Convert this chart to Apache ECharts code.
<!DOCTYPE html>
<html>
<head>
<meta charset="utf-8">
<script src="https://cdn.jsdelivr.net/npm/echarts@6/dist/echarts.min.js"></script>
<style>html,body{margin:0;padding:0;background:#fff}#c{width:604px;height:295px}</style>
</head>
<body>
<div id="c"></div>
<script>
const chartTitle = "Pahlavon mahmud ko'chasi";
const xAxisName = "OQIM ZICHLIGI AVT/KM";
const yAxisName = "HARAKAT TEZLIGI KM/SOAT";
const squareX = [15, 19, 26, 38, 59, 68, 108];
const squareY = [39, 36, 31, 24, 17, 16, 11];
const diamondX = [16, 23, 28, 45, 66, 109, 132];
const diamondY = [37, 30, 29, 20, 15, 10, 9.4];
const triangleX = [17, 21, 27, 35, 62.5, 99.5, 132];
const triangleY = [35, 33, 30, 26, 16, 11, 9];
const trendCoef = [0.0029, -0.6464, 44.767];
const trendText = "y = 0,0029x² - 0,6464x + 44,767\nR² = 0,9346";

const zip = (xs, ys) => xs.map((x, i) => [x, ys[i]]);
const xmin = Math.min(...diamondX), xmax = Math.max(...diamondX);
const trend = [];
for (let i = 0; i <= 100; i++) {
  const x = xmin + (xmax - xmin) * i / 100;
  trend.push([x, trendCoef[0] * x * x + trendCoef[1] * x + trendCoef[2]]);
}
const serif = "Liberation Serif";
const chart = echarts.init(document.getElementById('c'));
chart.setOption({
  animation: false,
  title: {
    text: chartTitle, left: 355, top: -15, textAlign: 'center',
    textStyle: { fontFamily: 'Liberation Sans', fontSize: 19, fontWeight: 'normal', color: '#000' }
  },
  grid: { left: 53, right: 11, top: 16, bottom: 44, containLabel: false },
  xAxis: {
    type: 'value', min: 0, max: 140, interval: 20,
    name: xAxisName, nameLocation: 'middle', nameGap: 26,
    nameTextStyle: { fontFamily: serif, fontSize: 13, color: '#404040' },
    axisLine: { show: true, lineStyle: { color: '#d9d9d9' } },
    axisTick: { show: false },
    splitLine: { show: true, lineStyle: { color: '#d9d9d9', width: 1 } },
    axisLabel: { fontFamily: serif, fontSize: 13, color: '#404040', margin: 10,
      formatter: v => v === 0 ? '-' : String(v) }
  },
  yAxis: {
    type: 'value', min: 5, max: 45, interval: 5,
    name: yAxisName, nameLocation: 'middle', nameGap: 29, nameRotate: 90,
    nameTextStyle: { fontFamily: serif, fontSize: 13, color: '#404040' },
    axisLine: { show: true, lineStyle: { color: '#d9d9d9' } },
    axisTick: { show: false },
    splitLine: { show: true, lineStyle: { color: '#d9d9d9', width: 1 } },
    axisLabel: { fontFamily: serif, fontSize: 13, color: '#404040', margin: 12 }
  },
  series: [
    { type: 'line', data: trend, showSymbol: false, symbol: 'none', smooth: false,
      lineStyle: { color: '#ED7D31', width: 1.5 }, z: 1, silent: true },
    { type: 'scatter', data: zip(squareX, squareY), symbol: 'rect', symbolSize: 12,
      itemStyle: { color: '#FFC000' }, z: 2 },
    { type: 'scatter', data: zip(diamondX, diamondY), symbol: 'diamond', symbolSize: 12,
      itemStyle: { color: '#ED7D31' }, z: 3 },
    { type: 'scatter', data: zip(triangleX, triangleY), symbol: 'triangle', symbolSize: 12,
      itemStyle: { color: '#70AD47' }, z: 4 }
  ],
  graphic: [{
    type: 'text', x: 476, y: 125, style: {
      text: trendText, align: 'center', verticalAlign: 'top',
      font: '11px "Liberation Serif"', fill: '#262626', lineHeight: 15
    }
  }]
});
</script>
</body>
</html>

# # # # # # #

— STATED PROBLEM —
Exactly repeat the lines above, from the opening line through the one with "0,0029x² - 0,6464x", and include nothing else.

— FINISHED TASK —
Convert this chart to Apache ECharts code.
<!DOCTYPE html>
<html>
<head>
<meta charset="utf-8">
<script src="https://cdn.jsdelivr.net/npm/echarts@6/dist/echarts.min.js"></script>
<style>html,body{margin:0;padding:0;background:#fff}#c{width:604px;height:295px}</style>
</head>
<body>
<div id="c"></div>
<script>
const chartTitle = "Pahlavon mahmud ko'chasi";
const xAxisName = "OQIM ZICHLIGI AVT/KM";
const yAxisName = "HARAKAT TEZLIGI KM/SOAT";
const squareX = [15, 19, 26, 38, 59, 68, 108];
const squareY = [39, 36, 31, 24, 17, 16, 11];
const diamondX = [16, 23, 28, 45, 66, 109, 132];
const diamondY = [37, 30, 29, 20, 15, 10, 9.4];
const triangleX = [17, 21, 27, 35, 62.5, 99.5, 132];
const triangleY = [35, 33, 30, 26, 16, 11, 9];
const trendCoef = [0.0029, -0.6464, 44.767];
const trendText = "y = 0,0029x² - 0,6464x + 44,767\nR² = 0,9346";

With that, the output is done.